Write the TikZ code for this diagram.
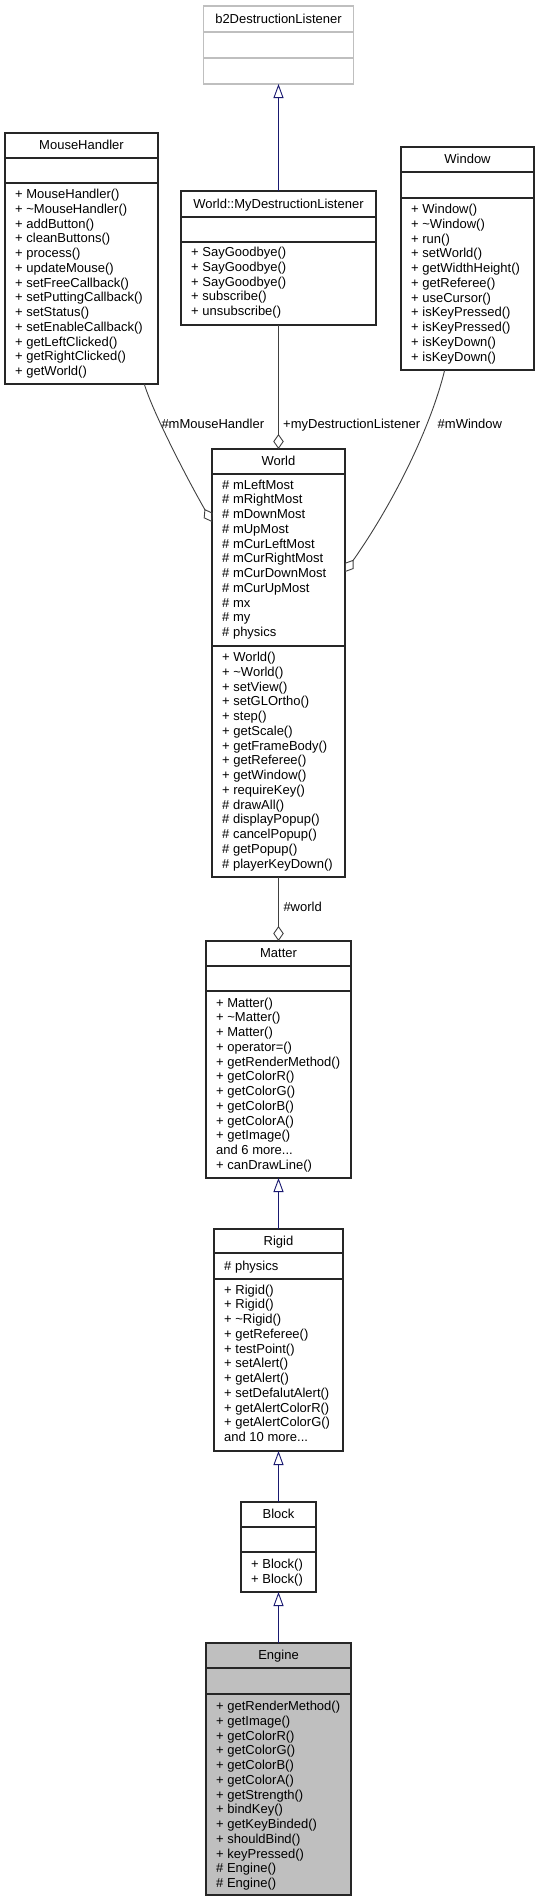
\documentclass[tikz,border=0pt]{standalone}
\usepackage{fontspec}
\setmainfont{Liberation Sans}
\usetikzlibrary{arrows.meta}
\definecolor{edgeblue}{HTML}{191970}
\definecolor{edgegray}{HTML}{404040}

\begin{document}
\begin{tikzpicture}[x=1pt,y=-1pt,
  cls/.style={draw=black!85,line width=1.2pt,inner sep=0pt,outer sep=0pt},
  ext/.style={cls,draw=black!25},
  sep/.style={black!85,line width=1.2pt},
  ttl/.style={anchor=base,inner sep=0pt,font=\fontsize{13}{14.75}\selectfont},
  mem/.style={anchor=base west,align=left,inner sep=0pt,font=\fontsize{13}{14.75}\selectfont},
  lbl/.style={anchor=base west,inner sep=0pt,font=\fontsize{13}{14.75}\selectfont},
  inh/.style={draw=edgeblue,line width=0.9pt,-{Triangle[open,length=14pt,width=10pt]}},
  agg/.style={draw=edgegray,line width=0.9pt,-{Diamond[open,length=15pt,width=10.5pt]}}]
  \useasboundingbox (0,0) rectangle (538,1901);

  % b2DestructionListener
  \node[ext,minimum width=150pt,minimum height=78pt] (b2) at (278.5,45) {};
  \node[ttl] (b2-t) at ([yshift=-17pt]b2.north) {b2DestructionListener};
  \draw[sep,black!25] ([yshift=-26pt]b2.north west) -- ([yshift=-26pt]b2.north east);
  \draw[sep,black!25] ([yshift=-52pt]b2.north west) -- ([yshift=-52pt]b2.north east);

  % MouseHandler
  \node[cls,minimum width=153pt,minimum height=251pt] (mouse) at (81.5,258.5) {};
  \node[ttl] (mouse-t) at ([yshift=-16.5pt]mouse.north) {MouseHandler};
  \draw[sep] ([yshift=-25pt]mouse.north west) -- ([yshift=-25pt]mouse.north east);
  \draw[sep] ([yshift=-50pt]mouse.north west) -- ([yshift=-50pt]mouse.north east);
  % last baseline of each list is the anchor
  \node[mem] (mouse-m) at ([xshift=10pt,yshift=-242.5pt]mouse.north west)
    {+ MouseHandler()\\+ \textasciitilde MouseHandler()\\+ addButton()\\+ cleanButtons()\\
     + process()\\+ updateMouse()\\+ setFreeCallback()\\+ setPuttingCallback()\\
     + setStatus()\\+ setEnableCallback()\\+ getLeftClicked()\\+ getRightClicked()\\
     + getWorld()};

  % World::MyDestructionListener
  \node[cls,minimum width=195pt,minimum height=134pt] (mdl) at (278.5,258) {};
  \node[ttl] (mdl-t) at ([yshift=-17pt]mdl.north) {World::MyDestructionListener};
  \draw[sep] ([yshift=-26pt]mdl.north west) -- ([yshift=-26pt]mdl.north east);
  \draw[sep] ([yshift=-51pt]mdl.north west) -- ([yshift=-51pt]mdl.north east);
  \node[mem] (mdl-m) at ([xshift=10pt,yshift=-124.5pt]mdl.north west)
    {+ SayGoodbye()\\+ SayGoodbye()\\+ SayGoodbye()\\+ subscribe()\\+ unsubscribe()};

  % Window
  \node[cls,minimum width=133pt,minimum height=223pt] (window) at (467.5,258.5) {};
  \node[ttl] (window-t) at ([yshift=-16.5pt]window.north) {Window};
  \draw[sep] ([yshift=-25pt]window.north west) -- ([yshift=-25pt]window.north east);
  \draw[sep] ([yshift=-51pt]window.north west) -- ([yshift=-51pt]window.north east);
  \node[mem] (window-m) at ([xshift=10pt,yshift=-214pt]window.north west)
    {+ Window()\\+ \textasciitilde Window()\\+ run()\\+ setWorld()\\+ getWidthHeight()\\
     + getReferee()\\+ useCursor()\\+ isKeyPressed()\\+ isKeyPressed()\\+ isKeyDown()\\
     + isKeyDown()};

  % World
  \node[cls,minimum width=133pt,minimum height=428pt] (world) at (278.5,663) {};
  \node[ttl] (world-t) at ([yshift=-16.5pt]world.north) {World};
  \draw[sep] ([yshift=-25pt]world.north west) -- ([yshift=-25pt]world.north east);
  \draw[sep] ([yshift=-197pt]world.north west) -- ([yshift=-197pt]world.north east);
  \node[mem] (world-a) at ([xshift=10pt,yshift=-187.5pt]world.north west)
    {\# mLeftMost\\\# mRightMost\\\# mDownMost\\\# mUpMost\\\# mCurLeftMost\\
     \# mCurRightMost\\\# mCurDownMost\\\# mCurUpMost\\\# mx\\\# my\\\# physics};
  \node[mem] (world-m) at ([xshift=10pt,yshift=-419pt]world.north west)
    {+ World()\\+ \textasciitilde World()\\+ setView()\\+ setGLOrtho()\\+ step()\\
     + getScale()\\+ getFrameBody()\\+ getReferee()\\+ getWindow()\\+ requireKey()\\
     \# drawAll()\\\# displayPopup()\\\# cancelPopup()\\\# getPopup()\\\# playerKeyDown()};

  % Matter
  \node[cls,minimum width=145pt,minimum height=237pt] (matter) at (278.5,1059.5) {};
  \node[ttl] (matter-t) at ([yshift=-16.5pt]matter.north) {Matter};
  \draw[sep] ([yshift=-25pt]matter.north west) -- ([yshift=-25pt]matter.north east);
  \draw[sep] ([yshift=-50pt]matter.north west) -- ([yshift=-50pt]matter.north east);
  \node[mem] (matter-m) at ([xshift=10pt,yshift=-228.25pt]matter.north west)
    {+ Matter()\\+ \textasciitilde Matter()\\+ Matter()\\+ operator=()\\
     + getRenderMethod()\\+ getColorR()\\+ getColorG()\\+ getColorB()\\+ getColorA()\\
     + getImage()\\and 6 more...\\+ canDrawLine()};

  % Rigid
  \node[cls,minimum width=129pt,minimum height=222pt] (rigid) at (278.5,1340) {};
  \node[ttl] (rigid-t) at ([yshift=-16.5pt]rigid.north) {Rigid};
  \draw[sep] ([yshift=-24pt]rigid.north west) -- ([yshift=-24pt]rigid.north east);
  \draw[sep] ([yshift=-50pt]rigid.north west) -- ([yshift=-50pt]rigid.north east);
  \node[mem] (rigid-a) at ([xshift=10pt,yshift=-41pt]rigid.north west) {\# physics};
  \node[mem] (rigid-m) at ([xshift=10pt,yshift=-212.5pt]rigid.north west)
    {+ Rigid()\\+ Rigid()\\+ \textasciitilde Rigid()\\+ getReferee()\\+ testPoint()\\
     + setAlert()\\+ getAlert()\\+ setDefalutAlert()\\+ getAlertColorR()\\
     + getAlertColorG()\\and 10 more...};

  % Block
  \node[cls,minimum width=75pt,minimum height=90pt] (block) at (278.5,1547) {};
  \node[ttl] (block-t) at ([yshift=-16.5pt]block.north) {Block};
  \draw[sep] ([yshift=-25pt]block.north west) -- ([yshift=-25pt]block.north east);
  \draw[sep] ([yshift=-50pt]block.north west) -- ([yshift=-50pt]block.north east);
  \node[mem] (block-m) at ([xshift=10pt,yshift=-81.25pt]block.north west)
    {+ Block()\\+ Block()};

  % Engine
  \node[cls,fill=black!25,minimum width=145pt,minimum height=252pt] (engine) at (278.5,1769) {};
  \node[ttl] (engine-t) at ([yshift=-16.5pt]engine.north) {Engine};
  \draw[sep] ([yshift=-25pt]engine.north west) -- ([yshift=-25pt]engine.north east);
  \draw[sep] ([yshift=-51pt]engine.north west) -- ([yshift=-51pt]engine.north east);
  \node[mem] (engine-m) at ([xshift=10pt,yshift=-244.5pt]engine.north west)
    {+ getRenderMethod()\\+ getImage()\\+ getColorR()\\+ getColorG()\\+ getColorB()\\
     + getColorA()\\+ getStrength()\\+ bindKey()\\+ getKeyBinded()\\+ shouldBind()\\
     + keyPressed()\\\# Engine()\\\# Engine()};

  % connectors
  \draw[inh] (mdl) -- (b2);
  \draw[agg] (mdl) -- (world);
  \draw[agg] ([xshift=62.8pt]mouse.south) .. controls (152,410) and (185,475) .. ([yshift=-73pt]world.north west);
  \draw[agg] ([xshift=-22.8pt]window.south) .. controls (430,430) and (392,505) .. ([yshift=-123pt]world.north east);
  \draw[agg] (world) -- (matter);
  \draw[inh] (rigid) -- (matter);
  \draw[inh] (block) -- (rigid);
  \draw[inh] (engine) -- (block);

  \node[lbl] (mouse-l) at (161.3,428.5) {\#mMouseHandler};
  \node[lbl] (mdl-l) at (283,428.5) {+myDestructionListener};
  \node[lbl] (window-l) at (437.5,428.5) {\#mWindow};
  \node[lbl] (world-l) at (283.3,911) {\#world};
\end{tikzpicture}
\end{document}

------

:: Your objective ::
Could the lines from the top of the material through the line with "(0,0) rectangle (538,1901);" be repeated exactly, pictures left out?

:: Final result ::
Write the TikZ code for this diagram.
\documentclass[tikz,border=0pt]{standalone}
\usepackage{fontspec}
\setmainfont{Liberation Sans}
\usetikzlibrary{arrows.meta}
\definecolor{edgeblue}{HTML}{191970}
\definecolor{edgegray}{HTML}{404040}

\begin{document}
\begin{tikzpicture}[x=1pt,y=-1pt,
  cls/.style={draw=black!85,line width=1.2pt,inner sep=0pt,outer sep=0pt},
  ext/.style={cls,draw=black!25},
  sep/.style={black!85,line width=1.2pt},
  ttl/.style={anchor=base,inner sep=0pt,font=\fontsize{13}{14.75}\selectfont},
  mem/.style={anchor=base west,align=left,inner sep=0pt,font=\fontsize{13}{14.75}\selectfont},
  lbl/.style={anchor=base west,inner sep=0pt,font=\fontsize{13}{14.75}\selectfont},
  inh/.style={draw=edgeblue,line width=0.9pt,-{Triangle[open,length=14pt,width=10pt]}},
  agg/.style={draw=edgegray,line width=0.9pt,-{Diamond[open,length=15pt,width=10.5pt]}}]
  \useasboundingbox (0,0) rectangle (538,1901);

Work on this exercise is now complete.